La mise en place de l'état de siège a définitivement scellé le sort culturel de ces salles qui furent fermées pour une durée indéterminée. Certaines salles demeurèrent closes d'autres amorcèrent une transformation radicale pour devenir des halls d'exposition ou, plus anecdotique, des « centres commerciaux ». Au jour d'aujourd'hui, hormis le Colisée, toutes les salles ont été transformées de manière irrémédiable faisant rejoindre cet art à son illustre ancêtre, le théâtre, au cimetière de notre culture. Naturellement, ce qui est visible à l'échelon local, est malheureusement constatable à l'échelle nationale et dénote ainsi de l'étendue de cette carence culturelle.
Le cinéma, comme moyen d'expression artistique ou politique, ne peut pas être réduit aux super productions Hollywoodiennes ou Bollywoodiennes. Cet art intègre également les films d'auteurs, les courts métrages, essais et les divertissements pour enfants. Il intègre également une dimension communicative très importante reposant sur une immersion des spectateurs dans le contexte de ce qu'ils regardent. De ce point de vue, le cinéma constitue un formidable outil de communication permettant de transcender les clivages sociaux voire politiques. Il constitue également un relais informationnel indirect, car scénarisé et romancé parfois ; mais néanmoins efficace à l'instar du film « Indigènes » qui a permit de changer les conditions d'indemnisation des anciens combattants de la dernière grande guerre issus des colonies. C'est le cas également aujourd'hui, pour des questions d'urgence climatique ou écologique. Nombre de personnalités se sont saisis de cette question pour en faire le fer de lance de leur nouveau combat, à savoir la préservation de notre planète. Si cette urgence est prégnante pour l'humanité dans son ensemble, d'autres questions non moins brûlantes, constituent des urgences locales à traiter au plus vite. C'est le cas, notamment, de la situation au proche orient ou plus proche de nous, notre situation nationale actuelle.
Dans un univers politiquement verrouillé, le média télévisuel entretien un déphasage continuel entre un quotidien très rude, et socialement en souffrance, et entre un discours qui se veut positif et positiviste.

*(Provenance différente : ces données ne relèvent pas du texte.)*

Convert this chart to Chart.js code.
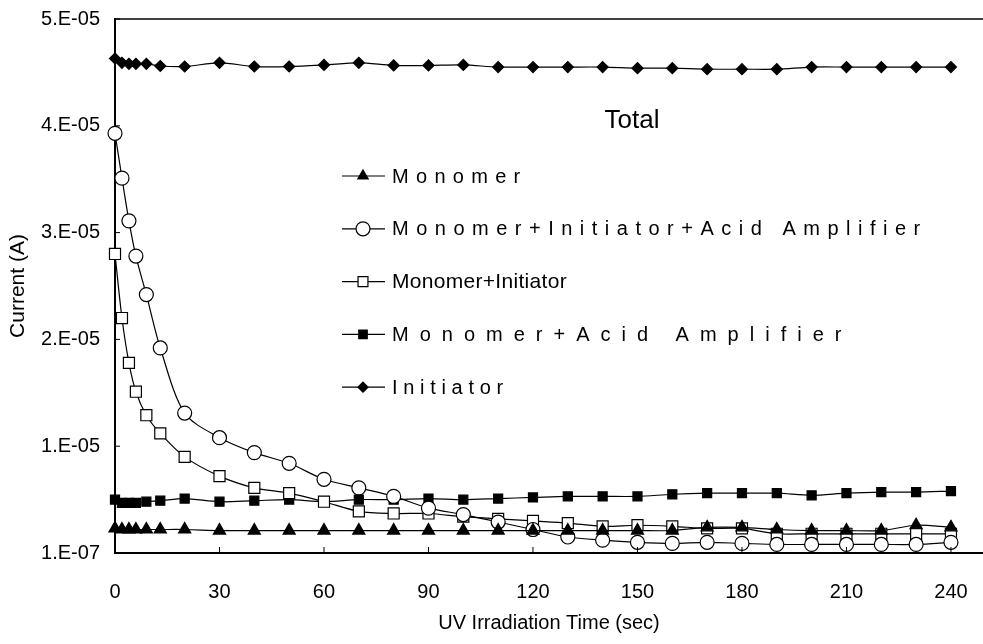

Le dernier film de Merzak Allouache, « Harragas », met en lumière la triste et amère réalité à laquelle est confrontée une grande partie de notre jeunesse. Ce film aux couleurs algériennes tant par le décor, car tourné à Mostaganem, que par les acteurs, ayant permit sa venue au monde, tous algériens, n'a, malheureusement pas été diffusé en Algérie faute d'une audition insuffisante voire une volonté politique s'y opposant.
On peut légitimement se poser la question de la renaissance de cet art dans notre paysage culturel. A quand un espace urbain intégrant le cinéma comme loisir infrastructure culturelle ? A quand une production algérienne audacieuse et courageuse, à l'instar de ses ainées ? A quand une volonté politique permettant de lever cette chape de plomb qui pèse sur notre production culturel ? Quelques questions auxquelles il faudra répondre si nous souhaitons la résurgence de cet art dans notre quotidien, nous permettant d'affirmer notre identité et notre culture afin qu'elles rayonnent à la face du monde et contribuent à nous faire.